The line between the end of middle age and the beginning of the next phase of our lives is blurry. Honestly, I’m not sure exactly when I crossed over that line. But today, at age 67, I know that I am beyond middle age. My life is different in a myriad of ways. When did it change? When did I realize that I was no longer middle-aged?

I’d like to hear from you first, if you don’t mind. When and how did you realize that you had crossed over the line that marks the end of middle age? Was it a birthday? Did it creep up gradually? Did it hit you with a hammer after you were well beyond middle age? Or, possibly, do you still think you are in the middle age range?

I think we will all enjoy reading each other’s stories.

7 responses to “Beyond Middle Age

  1. Well, I have taken a long time getting around to making my statement on ‘middle age’. I feel that middle aged came and went before I knew it was happening. I worked past 65 and felt that I still had a lot going for me. Now that I have had my 80th birthday, I know that I am way past middle age. Ten years ago I still walked a 15 minute mile and did some gardening in the flowerbeds. Miles now are taking about 22 minutes and I find that the flowerbeds often have more weeds than flowers. I read a book about a year ago the title was ‘Over the Hill, but not out to Pasture. ‘ that is the way I feel now. I still have a lot of living to do so I am not ‘Out to Pasture’ yet!

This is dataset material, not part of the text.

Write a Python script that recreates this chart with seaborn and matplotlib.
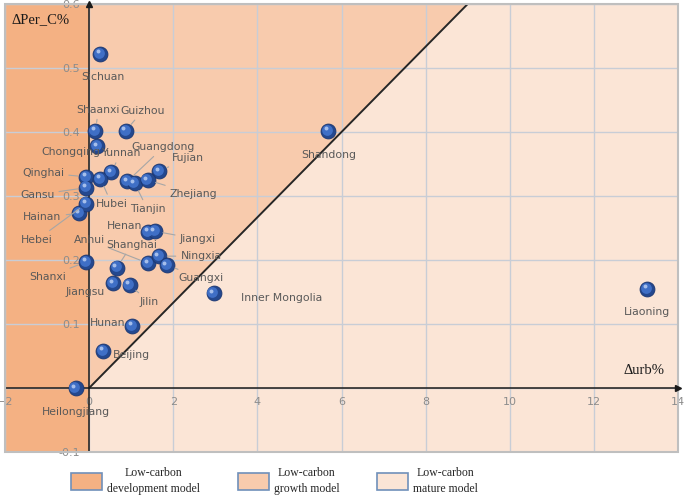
import matplotlib
matplotlib.use("Agg")
import matplotlib.pyplot as plt
import matplotlib.transforms as mtransforms
from matplotlib.patches import Patch, Rectangle
import pandas as pd
import seaborn as sns

# data
provinces = ["Sichuan", "Shaanxi", "Guizhou", "Chongqing", "Yunnan", "Guangdong",
             "Fujian", "Qinghai", "Gansu", "Hubei", "Tianjin", "Zhejiang", "Hainan",
             "Hebei", "Anhui", "Shanghai", "Henan", "Jiangxi", "Ningxia", "Guangxi",
             "Shanxi", "Jiangsu", "Jilin", "Inner Mongolia", "Hunan", "Beijing",
             "Heilongjiang", "Shandong", "Liaoning"]
d_urb = [0.27, 0.15, 0.87, 0.19, 0.53, 0.91,
         1.67, -0.07, -0.07, 0.27, 1.08, 1.39, -0.23,
         -0.07, 1.40, 0.66, 1.40, 1.56, 1.66, 1.85,
         -0.07, 0.57, 0.96, 2.96, 1.03, 0.33,
         -0.32, 5.69, 13.27]
d_per_c = [0.522, 0.402, 0.402, 0.378, 0.337, 0.323,
           0.339, 0.330, 0.313, 0.327, 0.320, 0.325, 0.273,
           0.288, 0.195, 0.188, 0.244, 0.245, 0.206, 0.192,
           0.197, 0.164, 0.161, 0.148, 0.097, 0.058,
           0.0, 0.402, 0.155]

x_ticks = [-2, 0, 2, 4, 6, 8, 10, 12, 14]
y_ticks = [-0.1, 0.0, 0.1, 0.2, 0.3, 0.4, 0.5, 0.6]
y_tick_labels = ["-0.1", "", "0.1", "0.2", "0.3", "0.4", "0.5", "0.6"]
boundary_slope = 1 / 15  # growth / mature boundary

models = ["Low-carbon\ndevelopment model", "Low-carbon\ngrowth model", "Low-carbon\nmature model"]
model_colors = ["#F4B183", "#F8CBAD", "#FBE5D6"]

# label offsets in pixels (dx, dy) and whether a leader line is drawn
label_pos = {
    "Sichuan": (2, -23, False), "Shaanxi": (3, 21, True), "Guizhou": (17, 20, True),
    "Chongqing": (-26, -6, False), "Yunnan": (9, 19, True), "Guangdong": (36, 34, True),
    "Fujian": (29, 13, True), "Qinghai": (-43, 4, True), "Gansu": (-49, -7, True),
    "Hubei": (11, -25, True), "Tianjin": (13, -26, True), "Zhejiang": (46, -14, True),
    "Hainan": (-37, -4, True), "Hebei": (-49, -36, True), "Anhui": (-59, 23, True),
    "Shanghai": (15, 23, True), "Henan": (-23, 6, False), "Jiangxi": (43, -8, True),
    "Ningxia": (42, 0, True), "Guangxi": (34, -13, True), "Shanxi": (-39, -15, True),
    "Jiangsu": (-28, -9, False), "Jilin": (20, -17, True), "Inner Mongolia": (68, -5, False),
    "Hunan": (-25, 3, False), "Beijing": (28, -4, False), "Heilongjiang": (0, -24, False),
    "Shandong": (0, -24, False), "Liaoning": (0, -23, False),
}

df = pd.DataFrame({"province": provinces, "d_urb": d_urb, "d_per_c": d_per_c})

sns.set_style("white")
plt.rcParams["font.family"] = ["DejaVu Sans"]

fig = plt.figure(figsize=(6.85, 4.99), dpi=100)
ax = fig.add_axes([5 / 685, 47 / 499, 673 / 685, 448 / 499])
ax.set_xlim(-2, 14)
ax.set_ylim(-0.1, 0.6)

# model regions
ax.set_facecolor(model_colors[2])
ax.axvspan(-2, 0, color=model_colors[0], zorder=0.1, lw=0)
top = 0.6
ax.fill([0, 0, top / boundary_slope], [0, top, top], color=model_colors[1], zorder=0.2, lw=0)
ax.plot([0, top / boundary_slope], [0, top], color="#262626", lw=1.4, zorder=2)

ax.set_axisbelow(True)
ax.grid(True, color="#C8CDD6", lw=1)
ax.set_xticks(x_ticks)
ax.set_yticks(y_ticks)
ax.set_yticklabels(y_tick_labels)
ax.tick_params(length=0, labelcolor="#8C8C8C", labelsize=8, pad=6.5)

# axes through origin
for side in ["left", "bottom"]:
    ax.spines[side].set_position(("data", 0))
    ax.spines[side].set_color("#1A1A1A")
    ax.spines[side].set_linewidth(1.1)
    ax.spines[side].set_zorder(2.6)
for side in ["top", "right"]:
    ax.spines[side].set_visible(False)
ax.add_patch(Rectangle((0, 0), 1, 1, transform=ax.transAxes, fill=False,
                       edgecolor="#BFBFBF", lw=1.5, clip_on=False, zorder=3))
ax.plot(1, 0, ">", color="#1A1A1A", ms=5, transform=ax.get_yaxis_transform(), clip_on=False, zorder=4)
ax.plot(0, 1, "^", color="#1A1A1A", ms=5, transform=ax.get_xaxis_transform(), clip_on=False, zorder=4)

# points as shaded spheres
sns.scatterplot(data=df, x="d_urb", y="d_per_c", ax=ax, s=115, color="#24488F",
                edgecolor="#1B3670", linewidth=0.6, zorder=5, legend=False)
shift = mtransforms.offset_copy(ax.transData, fig=fig, x=-1.2, y=1.2, units="dots")
ax.scatter(df["d_urb"], df["d_per_c"], s=60, color="#3F6FC6", lw=0, zorder=6, transform=shift)
shift2 = mtransforms.offset_copy(ax.transData, fig=fig, x=-2.5, y=2.5, units="dots")
ax.scatter(df["d_urb"], df["d_per_c"], s=8, color="#BFD3F5", alpha=0.8, lw=0, zorder=7, transform=shift2)

for name, xv, yv in zip(provinces, d_urb, d_per_c):
    dx, dy, leader = label_pos[name]
    props = dict(arrowstyle="-", color="#A6A6A6", lw=0.8, shrinkA=1, shrinkB=6) if leader else None
    ax.annotate(name, xy=(xv, yv), xytext=(dx, dy), textcoords="offset pixels",
                ha="center", va="center", fontsize=7.8, color="#595959",
                arrowprops=props, zorder=8)

ax.set_xlabel("")
ax.set_ylabel("")
ax.text(0.009, 0.965, "\u0394Per_C%", transform=ax.transAxes, family=["Liberation Serif"],
        fontsize=10.5, color="#1A1A1A", va="center", ha="left")
ax.text(13.2, 0.027, "\u0394urb%", family=["Liberation Serif"],
        fontsize=10.5, color="#1A1A1A", va="center", ha="center", zorder=8)

handles = [Patch(facecolor=c, edgecolor="#7090BA", lw=1.2) for c in model_colors]
leg = fig.legend(handles, models, loc="center", bbox_to_anchor=(0.401, 0.036), ncol=3,
                 frameon=False, handlelength=2.6, handleheight=1.85, columnspacing=3.2,
                 handletextpad=0.45, prop={"family": "Liberation Serif", "size": 8.5})
for t in leg.get_texts():
    t.set_multialignment("center")
    t.set_linespacing(1.35)

fig.savefig("out.png", dpi=100)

  2. When I read the statement, “fifty is the youth of old age,” and I was already sixty.

  3. I think it’s a gradual thing. At 70, I thought “This ain’t so bad.” At 75, I thought “Well, it ain’t gettin’ any better.” And when I first learned that my joint pain was a mild form of osteo arthritis, I thought “What did you expect?” I DO think, however, that my life is full of serendipity, especially in friendships and family. Since college I have carried a quote from an artist/nun who made a poster that reads: “To believe in God is to know that all the rules will be fair and there will be wonderful surprises.” (I know, I know, sometimes the rules DON”T seem fair, but I like the quote anyway.)

  4. I really didn’t think about being middle aged until I was well past that point. I remember, when I was about 35, waking up one morning and realizing that I wasn’t a “girl” anymore. Obviously, I am a slow learner. Then, about two years ago, I woke up and saw all of this sagging skin dripping down my arm. It was such a shock I could barely believe it. It must have been like the book, ”Someone Stole my Cheese”. My cheese had been stolen day by day and I did not notice until it was gone! Looking back, I realize it was the year after I lost one of my sons. Whether that contributed to the aging process I don’t know. One good thing, my body part above my neck is holding up a little better (although I haven’t had cataract surgery yet) so as soon as I find a snazzy body suit I will be back in shape.

    I was in a church group Sunday and we were addressed as the ”young, the middle aged the seniors, and the elderly”. So I don’t mind the term ” senior” anymore. Gads, I’m done.

  5. Your comment about that line between middle age and the next phase being blurry, was just that to me in a most physical way. At my admitted age of 73 seeming to be “no problem; life’s great” became, literally a “knock in the head” right after I had my cataracts removed and replaced by surgery with clear viewing lenses. The “day after” on looking for the first time directly in the mirror, I basically scared my husband with my shrill scream followed by, “Where did all those wrinkles come from?”

    Now, finally, I know that I have floated into “middle age and further.” I am definitely in middle age and beyond. And then, just yesterday, my “younger” neighbor came over to show me her face-life. Egad.

    Final decision: Again, I am definitely over “middle age.” But, by gum, I am full of energy along with wrinkled skin (it’s all over the place) and determined to stay “young” in my head where activity is concerned. (I guess I’ll be in to the “next phase” when I can’t move any more!)

  6. I heard recently that the new middle age is from 65 to 80! That may be a bit extreme but I certainly have trouble considering myself elderly although I do have more trouble physically than I did 10 years ago. The realization that some would consider me “older” has been a little blurry and maybe I just continue to deny it. There certainly was no hammer-dropping experience. I think of others who are just down the road ahead of me a few years as just friends who have not aged anymore than I have. However, people I have not seen in several years can pop up and seem”old” to me.

  7. When did I realize I was no longer middle aged? Perhaps it was when my youngest son became a grandfather! The idea of being a great grandmother intrigued me, but as I’d become a grandmother at age 38, it wasn’t alarming in itself. However, being the mother of a grandfather…that’s something else again.